19 posts categorized "Web/Tech"

December 26, 2011

Announcing TL-2 Online

The Smithsonian Libraries is pleased to announce that the online version of Taxonomic Literature II, or TL-2, is now online on the Libraries' website. We are calling this TL-2 Online.

What is TL-2?

TL-2 is an essential tool for Botany research that includes botanists and their publications from 1753 to the present. Comprising fifteen volumes, seven original and eight supplemental, Tl-2 is organized alphabetically by author and includes some biographical information about each author.  The main content for the author entries is the publications that he or she has written. TL-2 was constructed such that each author is assigned a unique abbreviation and each publication a unique number. There are nearly 10,000 authors and over 37,000 publications in TL-2 and the entire set of data is cross-referenced in the two indexes in each of the fifteen volumes.

To put it simply, TL-2 is a database published in the form of a book. Now that the Libraries, with generous permission from the publisher, has digitized and placed the content online the door has been opened to utilize the data from TL-2 in new ways, some of which we haven't even imagined yet. 

What can I do with TL-2?

Currently the website allows you to search TL-2 Online either via a simple keyword search, or a more advanced search on several fields including logical AND and OR operators. Additionally, all volumes of TL-2 may be read online using a simple page-turning application. Finally, in addition to the scan of the page, all pages that contain searchable data are presented with the corrected OCR text that was created during the digitization process. 

Our goal was to construct TL-2 Online using modern web development techniques to minimize page refreshes in order to offer a better experience for readers. The result is that viewing search results and reading the volumes online is very, very fast. 

The data used to create TL-2 Online is also available for download and use by other people and organizations. The download file contains the full corrected text as well as the XML version of the parsed data. Due to the fact that we continue to work on the data and plan to do additional parsing, this data is subject to change and a version number and last modified date are provided for reference.

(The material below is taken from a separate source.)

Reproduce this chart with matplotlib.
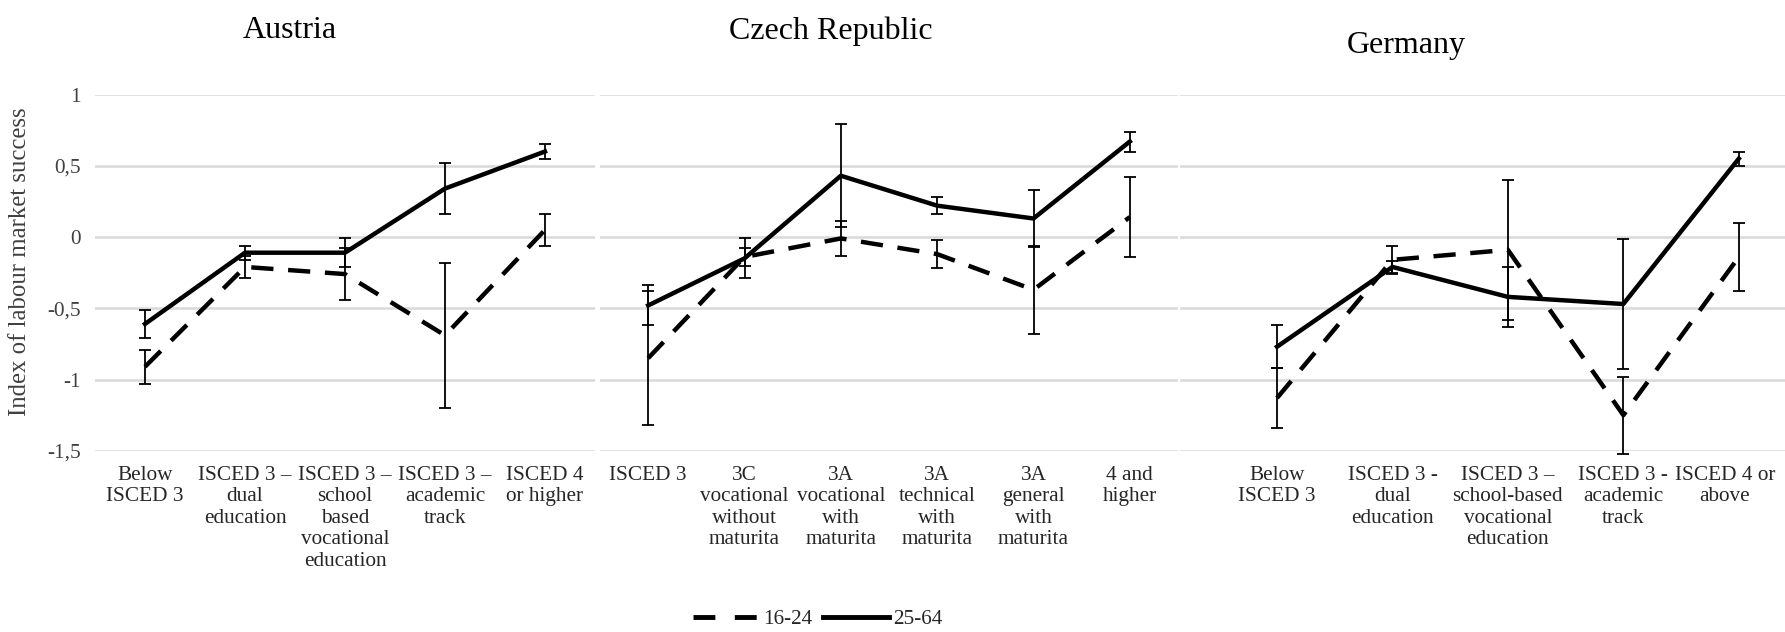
import matplotlib
matplotlib.use("Agg")
import matplotlib.pyplot as plt
import matplotlib.transforms as mtransforms
from matplotlib.lines import Line2D

plt.rcParams['font.family'] = ['Liberation Serif', 'DejaVu Serif']

# ---------------- data ----------------
austria_cats = ["Below\nISCED 3", "ISCED 3 –\ndual\neducation",
                "ISCED 3 –\nschool\nbased\nvocational\neducation",
                "ISCED 3 –\nacademic\ntrack", "ISCED 4\nor higher"]
austria_young = [-0.91, -0.21, -0.26, -0.69, 0.05]
austria_young_err = [0.12, 0.08, 0.18, 0.51, 0.11]
austria_old = [-0.61, -0.11, -0.11, 0.34, 0.60]
austria_old_err = [0.10, 0.05, 0.10, 0.18, 0.055]

czech_cats = ["ISCED 3", "3C\nvocational\nwithout\nmaturita",
              "3A\nvocational\nwith\nmaturita", "3A\ntechnical\nwith\nmaturita",
              "3A\ngeneral\nwith\nmaturita", "4 and\nhigher"]
czech_young = [-0.85, -0.14, -0.01, -0.12, -0.37, 0.14]
czech_young_err = [0.47, 0.06, 0.12, 0.10, 0.31, 0.28]
czech_old = [-0.48, -0.15, 0.43, 0.22, 0.13, 0.67]
czech_old_err = [0.14, 0.14, 0.36, 0.06, 0.20, 0.07]

germany_cats = ["Below\nISCED 3", "ISCED 3 -\ndual\neducation",
                "ISCED 3 –\nschool-based\nvocational\neducation",
                "ISCED 3 -\nacademic\ntrack", "ISCED 4 or\nabove"]
germany_young = [-1.13, -0.16, -0.09, -1.25, -0.14]
germany_young_err = [0.21, 0.10, 0.49, 0.27, 0.24]
germany_old = [-0.77, -0.21, -0.42, -0.47, 0.55]
germany_old_err = [0.15, 0.04, 0.21, 0.455, 0.05]

yticks = [-1.5, -1.0, -0.5, 0.0, 0.5, 1.0]
ytick_labels = ["-1,5", "-1", "-0,5", "0", "0,5", "1"]
legend_labels = ["16-24", "25-64"]
titles = ["Austria", "Czech Republic", "Germany"]

# ---------------- figure ----------------
W, H = 1785, 632
fig = plt.figure(figsize=(W / 100, H / 100), dpi=100)

def fx(px):
    return px / W

ybot = 1 - 450.8 / H
yh = 356.3 / H

panels = [
    (austria_cats, austria_young, austria_young_err, austria_old, austria_old_err,
     (95, 595), (-0.5, 4.5), True),
    (czech_cats, czech_young, czech_young_err, czech_old, czech_old_err,
     (600, 1178), (-0.5, 5.5), False),
    (germany_cats, germany_young, germany_young_err, germany_old, germany_old_err,
     (1180, 1785), (-0.84, 4.40), False),
]

FS = 15.3
TXT = '#262626'
DASH = (5, 3.3)
axes = []
for cats, yv, ye, ov, oe, (l, r), xl, show_y in panels:
    ax = fig.add_axes([fx(l), ybot, fx(r - l), yh])
    axes.append(ax)
    x = list(range(len(cats)))
    ax.errorbar(x, ov, yerr=oe, fmt='none', ecolor='black', elinewidth=1.3,
                capsize=4.5, capthick=1.3, clip_on=False, zorder=3)
    ax.errorbar(x, yv, yerr=ye, fmt='none', ecolor='black', elinewidth=1.3,
                capsize=4.5, capthick=1.3, clip_on=False, zorder=3)
    ax.plot(x, yv, color='black', lw=3.2, dashes=DASH, clip_on=False, zorder=4)
    ax.plot(x, ov, color='black', lw=3.2, clip_on=False, zorder=4)
    ax.set_ylim(-1.5, 1.0)
    ax.set_xlim(*xl)
    ax.set_yticks(yticks)
    ax.grid(axis='y', color='#d9d9d9', lw=1.8)
    ax.set_axisbelow(True)
    for s in ax.spines.values():
        s.set_visible(False)
    ax.set_xticks(x)
    ax.set_xticklabels(cats, fontsize=FS, linespacing=1.17, va='top', color=TXT)
    ax.tick_params(axis='both', length=0, pad=11)
    if show_y:
        ax.set_yticklabels(ytick_labels, fontsize=FS, color='#404040')
        ax.tick_params(axis='y', pad=10)
    else:
        ax.set_yticklabels([])

# keep the last German label inside the figure
last = axes[2].get_xticklabels()[-1]
last.set_transform(last.get_transform() +
                   mtransforms.ScaledTranslation(-14 / 100, 0, fig.dpi_scale_trans))

# titles
fig.text(fx(290), 1 - 31 / H, titles[0], fontsize=23, ha='center', va='center')
fig.text(fx(831), 1 - 31 / H, titles[1], fontsize=23, ha='center', va='center')
fig.text(fx(1406), 1 - 46 / H, titles[2], fontsize=23, ha='center', va='center')

# y label
fig.text(fx(20), 1 - 262 / H, "Index of labour market success", rotation=90,
         fontsize=17.8, ha='center', va='center', color='#404040')

handles = [Line2D([], [], color='black', lw=3.5, dashes=(4.5, 4)),
           Line2D([], [], color='black', lw=3.5)]
fig.legend(handles, legend_labels, loc='center', bbox_to_anchor=(fx(818), 0.02),
           ncol=2, frameon=False, fontsize=FS, handlelength=3.1,
           columnspacing=0.5, handletextpad=0.2, labelcolor=TXT)

fig.savefig("out.png", dpi=100)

What else do you have planned?

We're very glad you asked that! As part of the Libraries' website redesign, TL-2 Online will be one of the first components of the new Digital Library that to be presented entirely as Linked Open Data (LOD). Overall, LOD will be integral to the entire Digital Library, but TL-2 will be the first data set that we make available in that manner. The Smithsonian Libraries will aims to become the permanent home for TL-2 and the authority for TL-2 Linked Open Data identifiers. Although LOD is not directly visible to visitors to our site, making it available allows other computers and software to more easily reuse and query the data without extensive programming.

We also plan to continue parsing the data inside TL-2 in order to provide new avenues for using and analyzing the data. Expect the TL-2 Online website to expand to include new downloadable data and new features when the time comes. For example, may botanists contributed specimens to herbaria (libraries of plant specimens) around the world. We would like to present that data in a searchable fashion on the site when the data is ready.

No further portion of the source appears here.